I think the author meant to do this less of a "play with fire" way but more of experimenting with new tech way. But yes, I agree that for personal sites, running with your own money, you probably want to stick with something safer like the $5/mo digital ocean box.
I'm surprised people still talk about cloud services as being cheaper esp where developers are free to use what they want.
Idea: use API Gateway to configure a quota to match your budget projections. That will force a hard stop. Would be nice if AWS made this easier.
My main challenge with serverless is using Lambda with API Gateway. Lambda has no database connection pooling, so I end up with a ridiculous number of connections to RDS - one for each simultaneous user. I haven't found a solution to this yet, other than not using API Gateway.
Besides, we aren't really talking about production databases at large companies. The people who want caps are devs learning and experimenting. It could come with dislaimers that if you enable a cap and exceed it that your services will go offline unexpectedly, and that may leave databases in inconsistent states. But for a large number of usage scenerios that is a completely acceptable tradeoff.
The simple fact is, not having a cap certainly puts me off experimenting with a service due to a fear of a mistake causing a big bill. And developers learning and investigating a technology is what preceeds them recommending that technology to their companies.
Last time I looked Azure allows a zero spend cap on free accounts, but you can't change the amount to anything else, and once you remove it you can't switch the cap back on. Thats limited, but it's perfect for a learning environment.
If Azure can implement a zero spend cap, there is absolutly no reason that either AWS or Azure can't implement an x spend cap in exactly the same way.
All a developer needs to do immediately after adding a credit card to AWS/Azure/GCP would be to create an IAM role with permission to automatically add and track fine-grained billing alarms and notify via email/sms for any potential billing overages.
I think a $60/yr service like this would be useful to protect against future events of bill shock.
https://github.com/Teevity/ice https://billgist.com/ http://cloudcheckr.com/
a) go into credit (so they will charge you at end of month)
b) disable services
Maybe AWS/Google also support a hard limit on spending.
It's gotten much, much easier, and is just another form of command line management, similar to the CLI framework tools with your preferred stack.
Once that first setup is done, similar to setting up a serverless environment, you are generally restoring backups of your base image and beginning projects from there.
It also immensely helps to learn about how to build something to scale that isn't completely reliant on the PaaS layer.
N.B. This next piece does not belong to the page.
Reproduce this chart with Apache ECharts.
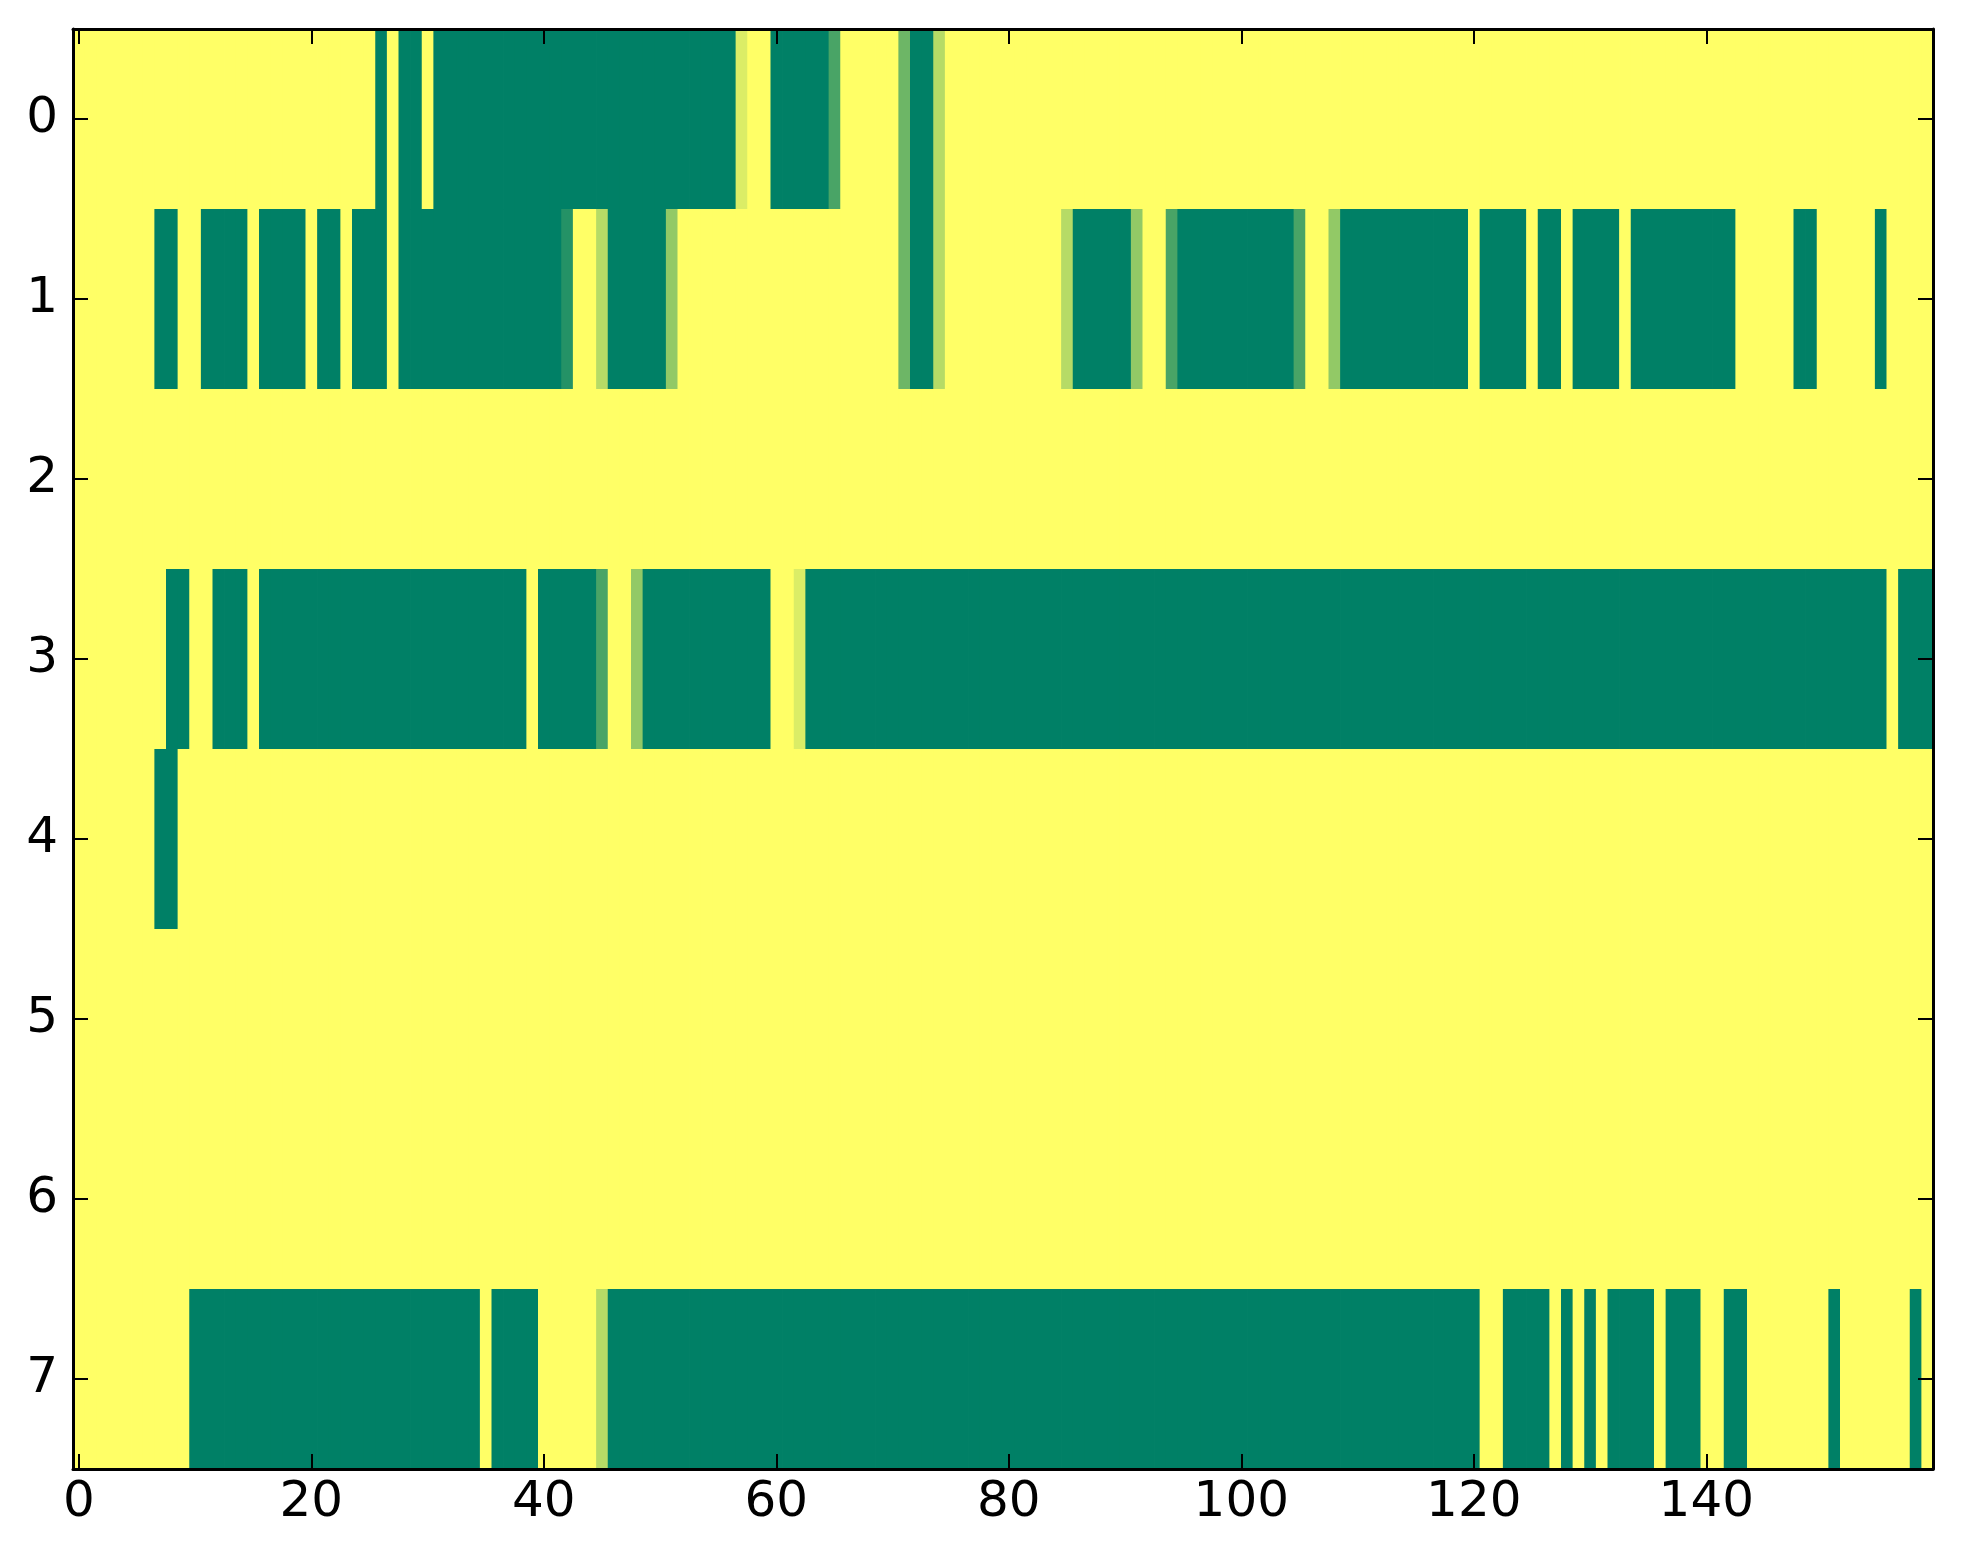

It's nice not to have to worry about a server, but I feel like there are just as many little things to futz with in serverless architectures especially before "environment" variables existed in Lambda.
I have migrated all my services to GCE. At least GCE provides free decent quotas for every resource.
Qualify your statements.
The OP said I should run my own infrastructure. I -could- host my blog by running a web server atop a server I administer, sure. I'd have to take on all the infrastructural tasks of doing that, securing it, ensuring any availability/scalability concerns I may have are taken care of, etc, but I -could- do that.
Instead, S3 + Cloudfront (or, sure, any flavor of hosting and edge caching options you care for; I was not implying "Just AWS") means I don't have to worry about any of that. For me, the reduced level of control, increased availability, scalability, and easy "it just works", is worth the tradeoff. As is the pennies per month it costs me given the low utilization and pay-as-you-go model. It's hardly a scam.
This is the takeaway quote from this for me.
...until you receive the $206 bill for the work done by the server.
But if you can ignore that, you can probably also ignore the fact that your code runs on a server.